Write out the material again exactly, please, and omit the pictures.

| DATA TO USE |
-*-

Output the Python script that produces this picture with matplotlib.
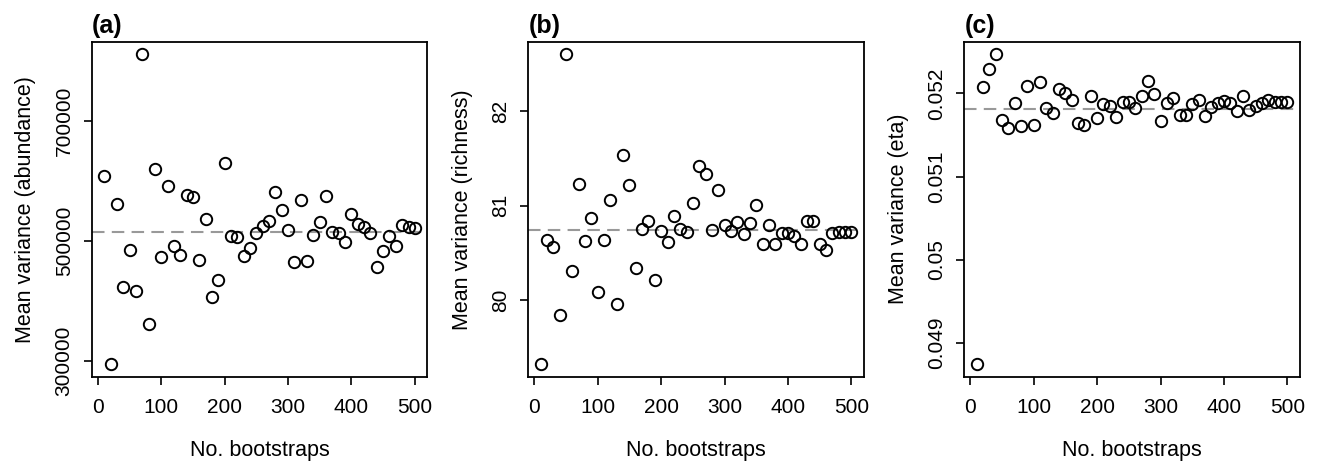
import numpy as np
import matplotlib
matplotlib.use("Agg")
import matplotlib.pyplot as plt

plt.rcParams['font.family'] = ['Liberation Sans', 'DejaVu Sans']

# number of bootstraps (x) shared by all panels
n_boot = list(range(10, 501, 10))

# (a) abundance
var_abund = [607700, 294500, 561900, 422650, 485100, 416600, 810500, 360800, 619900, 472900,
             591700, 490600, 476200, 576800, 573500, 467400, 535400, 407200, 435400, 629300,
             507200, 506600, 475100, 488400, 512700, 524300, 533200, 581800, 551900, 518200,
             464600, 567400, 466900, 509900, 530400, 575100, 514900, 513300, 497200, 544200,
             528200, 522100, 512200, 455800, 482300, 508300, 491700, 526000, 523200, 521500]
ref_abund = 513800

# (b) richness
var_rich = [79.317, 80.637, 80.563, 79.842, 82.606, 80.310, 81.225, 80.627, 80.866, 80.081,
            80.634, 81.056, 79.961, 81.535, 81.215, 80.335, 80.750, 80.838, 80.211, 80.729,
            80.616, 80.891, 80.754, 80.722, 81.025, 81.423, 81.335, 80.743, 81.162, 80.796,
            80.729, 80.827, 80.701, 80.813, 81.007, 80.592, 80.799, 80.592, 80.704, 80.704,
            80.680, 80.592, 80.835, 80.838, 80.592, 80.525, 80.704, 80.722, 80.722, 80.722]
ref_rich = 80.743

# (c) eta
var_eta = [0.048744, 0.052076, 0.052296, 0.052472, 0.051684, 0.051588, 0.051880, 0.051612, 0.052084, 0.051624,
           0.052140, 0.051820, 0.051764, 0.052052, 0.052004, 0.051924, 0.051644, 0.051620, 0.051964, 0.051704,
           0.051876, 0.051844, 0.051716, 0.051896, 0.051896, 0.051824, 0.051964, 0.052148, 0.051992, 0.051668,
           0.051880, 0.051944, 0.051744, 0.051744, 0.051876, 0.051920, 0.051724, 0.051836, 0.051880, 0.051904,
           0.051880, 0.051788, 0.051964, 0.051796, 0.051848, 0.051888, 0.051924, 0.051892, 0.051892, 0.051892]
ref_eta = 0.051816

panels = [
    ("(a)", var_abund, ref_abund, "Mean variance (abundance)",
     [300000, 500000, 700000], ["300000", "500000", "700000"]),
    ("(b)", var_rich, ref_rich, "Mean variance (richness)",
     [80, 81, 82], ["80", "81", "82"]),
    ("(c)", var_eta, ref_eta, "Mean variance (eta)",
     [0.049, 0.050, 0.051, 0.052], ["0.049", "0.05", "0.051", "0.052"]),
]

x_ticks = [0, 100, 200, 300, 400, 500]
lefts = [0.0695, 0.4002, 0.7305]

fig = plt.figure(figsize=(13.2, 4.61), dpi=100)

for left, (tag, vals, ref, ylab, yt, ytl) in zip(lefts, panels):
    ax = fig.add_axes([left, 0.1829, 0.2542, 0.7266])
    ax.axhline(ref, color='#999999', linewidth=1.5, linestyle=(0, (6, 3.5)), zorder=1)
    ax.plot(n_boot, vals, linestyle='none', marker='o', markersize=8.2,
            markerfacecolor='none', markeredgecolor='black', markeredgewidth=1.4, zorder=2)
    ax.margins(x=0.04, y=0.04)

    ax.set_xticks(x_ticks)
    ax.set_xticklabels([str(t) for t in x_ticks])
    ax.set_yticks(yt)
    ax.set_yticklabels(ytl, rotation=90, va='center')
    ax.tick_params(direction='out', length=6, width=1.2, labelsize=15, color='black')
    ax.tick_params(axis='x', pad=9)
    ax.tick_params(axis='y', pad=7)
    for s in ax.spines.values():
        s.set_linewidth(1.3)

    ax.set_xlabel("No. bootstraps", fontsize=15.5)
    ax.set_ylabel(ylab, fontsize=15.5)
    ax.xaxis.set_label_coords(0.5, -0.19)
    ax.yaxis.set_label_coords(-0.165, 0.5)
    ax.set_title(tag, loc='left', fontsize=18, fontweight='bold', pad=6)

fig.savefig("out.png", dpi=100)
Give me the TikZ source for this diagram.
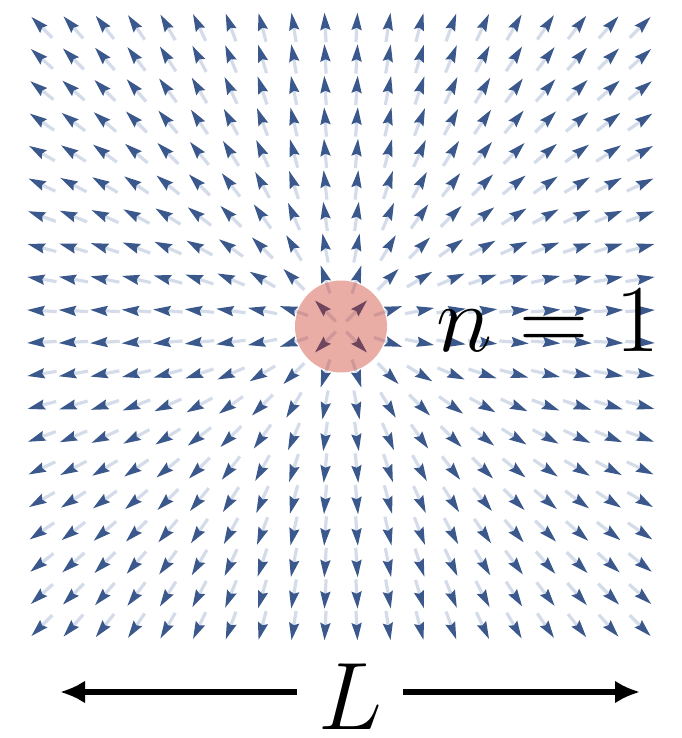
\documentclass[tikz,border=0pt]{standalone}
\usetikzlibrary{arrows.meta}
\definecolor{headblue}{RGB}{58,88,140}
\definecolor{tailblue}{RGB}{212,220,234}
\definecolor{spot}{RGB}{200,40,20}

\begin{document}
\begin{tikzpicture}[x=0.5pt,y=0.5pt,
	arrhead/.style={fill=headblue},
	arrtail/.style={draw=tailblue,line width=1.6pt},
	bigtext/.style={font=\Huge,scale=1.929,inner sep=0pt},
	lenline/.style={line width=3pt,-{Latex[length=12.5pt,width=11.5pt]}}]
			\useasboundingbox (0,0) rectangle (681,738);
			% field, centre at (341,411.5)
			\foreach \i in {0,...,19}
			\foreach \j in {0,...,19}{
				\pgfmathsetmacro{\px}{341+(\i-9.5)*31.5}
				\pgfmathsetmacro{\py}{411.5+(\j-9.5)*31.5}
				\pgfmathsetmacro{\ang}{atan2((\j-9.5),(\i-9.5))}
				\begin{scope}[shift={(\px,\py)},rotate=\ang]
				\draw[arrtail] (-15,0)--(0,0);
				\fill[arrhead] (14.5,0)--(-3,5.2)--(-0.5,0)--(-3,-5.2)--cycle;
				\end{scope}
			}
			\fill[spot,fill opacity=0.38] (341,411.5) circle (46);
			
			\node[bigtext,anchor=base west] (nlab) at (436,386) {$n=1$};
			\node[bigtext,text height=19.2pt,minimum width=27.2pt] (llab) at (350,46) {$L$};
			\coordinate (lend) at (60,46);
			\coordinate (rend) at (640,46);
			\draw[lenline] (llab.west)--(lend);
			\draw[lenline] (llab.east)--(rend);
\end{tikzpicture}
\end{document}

-*-

| SOLUTION |
Output the Python script that produces this picture with matplotlib.
import numpy as np
import matplotlib
matplotlib.use("Agg")
import matplotlib.pyplot as plt

plt.rcParams['font.family'] = ['Liberation Sans', 'DejaVu Sans']

# number of bootstraps (x) shared by all panels
n_boot = list(range(10, 501, 10))

# (a) abundance
var_abund = [607700, 294500, 561900, 422650, 485100, 416600, 810500, 360800, 619900, 472900,
             591700, 490600, 476200, 576800, 573500, 467400, 535400, 407200, 435400, 629300,
             507200, 506600, 475100, 488400, 512700, 524300, 533200, 581800, 551900, 518200,
             464600, 567400, 466900, 509900, 530400, 575100, 514900, 513300, 497200, 544200,
             528200, 522100, 512200, 455800, 482300, 508300, 491700, 526000, 523200, 521500]
ref_abund = 513800

# (b) richness
var_rich = [79.317, 80.637, 80.563, 79.842, 82.606, 80.310, 81.225, 80.627, 80.866, 80.081,
            80.634, 81.056, 79.961, 81.535, 81.215, 80.335, 80.750, 80.838, 80.211, 80.729,
            80.616, 80.891, 80.754, 80.722, 81.025, 81.423, 81.335, 80.743, 81.162, 80.796,
            80.729, 80.827, 80.701, 80.813, 81.007, 80.592, 80.799, 80.592, 80.704, 80.704,
            80.680, 80.592, 80.835, 80.838, 80.592, 80.525, 80.704, 80.722, 80.722, 80.722]
ref_rich = 80.743

# (c) eta
var_eta = [0.048744, 0.052076, 0.052296, 0.052472, 0.051684, 0.051588, 0.051880, 0.051612, 0.052084, 0.051624,
           0.052140, 0.051820, 0.051764, 0.052052, 0.052004, 0.051924, 0.051644, 0.051620, 0.051964, 0.051704,
           0.051876, 0.051844, 0.051716, 0.051896, 0.051896, 0.051824, 0.051964, 0.052148, 0.051992, 0.051668,
           0.051880, 0.051944, 0.051744, 0.051744, 0.051876, 0.051920, 0.051724, 0.051836, 0.051880, 0.051904,
           0.051880, 0.051788, 0.051964, 0.051796, 0.051848, 0.051888, 0.051924, 0.051892, 0.051892, 0.051892]
ref_eta = 0.051816

panels = [
    ("(a)", var_abund, ref_abund, "Mean variance (abundance)",
     [300000, 500000, 700000], ["300000", "500000", "700000"]),
    ("(b)", var_rich, ref_rich, "Mean variance (richness)",
     [80, 81, 82], ["80", "81", "82"]),
    ("(c)", var_eta, ref_eta, "Mean variance (eta)",
     [0.049, 0.050, 0.051, 0.052], ["0.049", "0.05", "0.051", "0.052"]),
]

x_ticks = [0, 100, 200, 300, 400, 500]
lefts = [0.0695, 0.4002, 0.7305]

fig = plt.figure(figsize=(13.2, 4.61), dpi=100)

for left, (tag, vals, ref, ylab, yt, ytl) in zip(lefts, panels):
    ax = fig.add_axes([left, 0.1829, 0.2542, 0.7266])
    ax.axhline(ref, color='#999999', linewidth=1.5, linestyle=(0, (6, 3.5)), zorder=1)
    ax.plot(n_boot, vals, linestyle='none', marker='o', markersize=8.2,
            markerfacecolor='none', markeredgecolor='black', markeredgewidth=1.4, zorder=2)
    ax.margins(x=0.04, y=0.04)

    ax.set_xticks(x_ticks)
    ax.set_xticklabels([str(t) for t in x_ticks])
    ax.set_yticks(yt)
    ax.set_yticklabels(ytl, rotation=90, va='center')
    ax.tick_params(direction='out', length=6, width=1.2, labelsize=15, color='black')
    ax.tick_params(axis='x', pad=9)
    ax.tick_params(axis='y', pad=7)
    for s in ax.spines.values():
        s.set_linewidth(1.3)

    ax.set_xlabel("No. bootstraps", fontsize=15.5)
    ax.set_ylabel(ylab, fontsize=15.5)
    ax.xaxis.set_label_coords(0.5, -0.19)
    ax.yaxis.set_label_coords(-0.165, 0.5)
    ax.set_title(tag, loc='left', fontsize=18, fontweight='bold', pad=6)

fig.savefig("out.png", dpi=100)
Give me the TikZ source for this diagram.
\documentclass[tikz,border=0pt]{standalone}
\usetikzlibrary{arrows.meta}
\definecolor{headblue}{RGB}{58,88,140}
\definecolor{tailblue}{RGB}{212,220,234}
\definecolor{spot}{RGB}{200,40,20}

\begin{document}
\begin{tikzpicture}[x=0.5pt,y=0.5pt,
	arrhead/.style={fill=headblue},
	arrtail/.style={draw=tailblue,line width=1.6pt},
	bigtext/.style={font=\Huge,scale=1.929,inner sep=0pt},
	lenline/.style={line width=3pt,-{Latex[length=12.5pt,width=11.5pt]}}]
			\useasboundingbox (0,0) rectangle (681,738);
			% field, centre at (341,411.5)
			\foreach \i in {0,...,19}
			\foreach \j in {0,...,19}{
				\pgfmathsetmacro{\px}{341+(\i-9.5)*31.5}
				\pgfmathsetmacro{\py}{411.5+(\j-9.5)*31.5}
				\pgfmathsetmacro{\ang}{atan2((\j-9.5),(\i-9.5))}
				\begin{scope}[shift={(\px,\py)},rotate=\ang]
				\draw[arrtail] (-15,0)--(0,0);
				\fill[arrhead] (14.5,0)--(-3,5.2)--(-0.5,0)--(-3,-5.2)--cycle;
				\end{scope}
			}
			\fill[spot,fill opacity=0.38] (341,411.5) circle (46);
			
			\node[bigtext,anchor=base west] (nlab) at (436,386) {$n=1$};
			\node[bigtext,text height=19.2pt,minimum width=27.2pt] (llab) at (350,46) {$L$};
			\coordinate (lend) at (60,46);
			\coordinate (rend) at (640,46);
			\draw[lenline] (llab.west)--(lend);
			\draw[lenline] (llab.east)--(rend);
\end{tikzpicture}
\end{document}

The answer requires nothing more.